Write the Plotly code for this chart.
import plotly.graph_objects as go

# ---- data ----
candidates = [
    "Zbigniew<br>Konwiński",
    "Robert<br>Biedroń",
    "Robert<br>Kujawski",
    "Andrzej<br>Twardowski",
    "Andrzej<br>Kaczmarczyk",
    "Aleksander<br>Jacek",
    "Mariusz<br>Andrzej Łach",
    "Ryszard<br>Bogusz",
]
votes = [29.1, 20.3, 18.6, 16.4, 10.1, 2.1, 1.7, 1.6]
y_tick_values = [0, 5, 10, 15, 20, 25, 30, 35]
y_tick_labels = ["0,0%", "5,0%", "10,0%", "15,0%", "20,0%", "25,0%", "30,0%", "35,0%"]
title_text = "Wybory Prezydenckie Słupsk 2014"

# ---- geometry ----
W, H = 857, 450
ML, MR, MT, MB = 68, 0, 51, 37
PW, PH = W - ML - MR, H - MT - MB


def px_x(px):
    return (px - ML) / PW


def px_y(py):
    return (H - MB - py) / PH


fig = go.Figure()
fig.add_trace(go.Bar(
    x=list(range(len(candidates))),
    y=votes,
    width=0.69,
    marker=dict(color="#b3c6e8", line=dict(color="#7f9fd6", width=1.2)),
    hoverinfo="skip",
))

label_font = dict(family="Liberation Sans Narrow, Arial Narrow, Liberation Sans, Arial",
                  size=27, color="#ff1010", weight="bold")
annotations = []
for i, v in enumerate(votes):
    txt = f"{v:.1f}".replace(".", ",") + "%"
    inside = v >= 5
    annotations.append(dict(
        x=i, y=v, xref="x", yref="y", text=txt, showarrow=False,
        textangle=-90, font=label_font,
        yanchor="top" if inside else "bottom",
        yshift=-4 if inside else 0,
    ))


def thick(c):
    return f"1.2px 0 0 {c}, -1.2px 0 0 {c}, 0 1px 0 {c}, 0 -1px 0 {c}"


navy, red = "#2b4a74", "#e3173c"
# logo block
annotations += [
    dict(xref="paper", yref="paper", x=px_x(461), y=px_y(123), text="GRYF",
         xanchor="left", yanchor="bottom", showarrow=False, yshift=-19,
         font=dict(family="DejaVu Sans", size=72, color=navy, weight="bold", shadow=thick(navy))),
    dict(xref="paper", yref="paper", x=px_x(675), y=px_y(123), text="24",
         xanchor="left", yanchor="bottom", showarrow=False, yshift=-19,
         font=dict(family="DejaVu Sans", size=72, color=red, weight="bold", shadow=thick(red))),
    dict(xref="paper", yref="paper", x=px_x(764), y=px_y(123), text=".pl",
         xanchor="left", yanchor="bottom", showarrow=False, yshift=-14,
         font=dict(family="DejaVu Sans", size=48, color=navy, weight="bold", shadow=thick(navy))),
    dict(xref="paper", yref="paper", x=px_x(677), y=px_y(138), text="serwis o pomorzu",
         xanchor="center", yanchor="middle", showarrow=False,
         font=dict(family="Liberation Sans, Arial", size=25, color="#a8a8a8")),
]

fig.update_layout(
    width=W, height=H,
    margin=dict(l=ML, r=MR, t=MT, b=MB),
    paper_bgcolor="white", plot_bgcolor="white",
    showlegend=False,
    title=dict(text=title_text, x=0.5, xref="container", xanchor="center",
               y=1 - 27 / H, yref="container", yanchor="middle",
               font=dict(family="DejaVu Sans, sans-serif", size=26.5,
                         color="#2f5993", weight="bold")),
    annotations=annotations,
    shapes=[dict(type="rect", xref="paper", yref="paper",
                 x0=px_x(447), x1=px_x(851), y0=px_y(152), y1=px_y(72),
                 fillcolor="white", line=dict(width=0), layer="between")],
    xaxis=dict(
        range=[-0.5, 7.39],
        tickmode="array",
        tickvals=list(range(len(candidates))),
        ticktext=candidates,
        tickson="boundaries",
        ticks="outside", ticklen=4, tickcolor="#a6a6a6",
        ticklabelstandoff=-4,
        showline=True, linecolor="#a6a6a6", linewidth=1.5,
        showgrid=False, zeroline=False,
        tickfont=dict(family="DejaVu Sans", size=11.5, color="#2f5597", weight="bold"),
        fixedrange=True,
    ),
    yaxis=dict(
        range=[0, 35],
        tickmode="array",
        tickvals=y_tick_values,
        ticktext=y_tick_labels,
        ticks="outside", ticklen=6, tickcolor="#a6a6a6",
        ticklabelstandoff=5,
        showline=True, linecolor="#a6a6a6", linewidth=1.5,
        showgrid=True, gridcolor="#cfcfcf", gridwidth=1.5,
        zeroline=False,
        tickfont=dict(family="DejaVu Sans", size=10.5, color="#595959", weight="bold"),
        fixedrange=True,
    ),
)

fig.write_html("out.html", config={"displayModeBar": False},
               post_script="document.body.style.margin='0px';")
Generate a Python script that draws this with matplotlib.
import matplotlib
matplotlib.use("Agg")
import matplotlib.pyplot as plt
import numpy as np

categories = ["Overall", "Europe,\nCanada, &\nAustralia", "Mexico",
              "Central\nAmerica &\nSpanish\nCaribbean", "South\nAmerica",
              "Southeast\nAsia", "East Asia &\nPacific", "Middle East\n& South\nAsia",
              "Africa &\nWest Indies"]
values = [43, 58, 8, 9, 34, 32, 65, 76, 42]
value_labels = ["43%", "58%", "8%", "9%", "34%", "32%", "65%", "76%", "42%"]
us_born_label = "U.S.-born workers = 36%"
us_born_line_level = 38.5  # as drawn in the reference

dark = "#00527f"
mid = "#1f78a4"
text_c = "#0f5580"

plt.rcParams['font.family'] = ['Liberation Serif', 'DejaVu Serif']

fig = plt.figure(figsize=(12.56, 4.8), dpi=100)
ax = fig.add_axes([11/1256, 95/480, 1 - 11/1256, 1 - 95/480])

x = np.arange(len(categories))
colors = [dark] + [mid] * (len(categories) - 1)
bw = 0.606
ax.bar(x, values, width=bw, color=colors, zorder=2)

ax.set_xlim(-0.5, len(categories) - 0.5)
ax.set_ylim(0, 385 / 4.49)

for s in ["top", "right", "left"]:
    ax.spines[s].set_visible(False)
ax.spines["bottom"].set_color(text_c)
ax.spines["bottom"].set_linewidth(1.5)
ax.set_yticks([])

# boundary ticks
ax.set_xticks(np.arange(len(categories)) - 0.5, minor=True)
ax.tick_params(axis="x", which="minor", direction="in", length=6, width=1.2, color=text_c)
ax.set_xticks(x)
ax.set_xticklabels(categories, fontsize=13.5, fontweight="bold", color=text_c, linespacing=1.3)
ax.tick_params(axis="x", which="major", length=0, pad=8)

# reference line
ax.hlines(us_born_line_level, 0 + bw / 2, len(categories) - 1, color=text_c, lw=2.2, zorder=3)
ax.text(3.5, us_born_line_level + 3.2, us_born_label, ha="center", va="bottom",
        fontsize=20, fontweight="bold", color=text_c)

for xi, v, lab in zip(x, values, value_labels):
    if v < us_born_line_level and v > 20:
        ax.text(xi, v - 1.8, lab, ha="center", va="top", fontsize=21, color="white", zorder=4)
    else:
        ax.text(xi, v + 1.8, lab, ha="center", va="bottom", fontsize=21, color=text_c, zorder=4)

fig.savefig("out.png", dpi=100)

Exercise instructions -
Print exactly the run of lines that starts at the line with "Generate a Python" and ends at the line with "us_born_line_level = 38.5". Leave out every other line.

Full solution -
Generate a Python script that draws this with matplotlib.
import matplotlib
matplotlib.use("Agg")
import matplotlib.pyplot as plt
import numpy as np

categories = ["Overall", "Europe,\nCanada, &\nAustralia", "Mexico",
              "Central\nAmerica &\nSpanish\nCaribbean", "South\nAmerica",
              "Southeast\nAsia", "East Asia &\nPacific", "Middle East\n& South\nAsia",
              "Africa &\nWest Indies"]
values = [43, 58, 8, 9, 34, 32, 65, 76, 42]
value_labels = ["43%", "58%", "8%", "9%", "34%", "32%", "65%", "76%", "42%"]
us_born_label = "U.S.-born workers = 36%"
us_born_line_level = 38.5  # as drawn in the reference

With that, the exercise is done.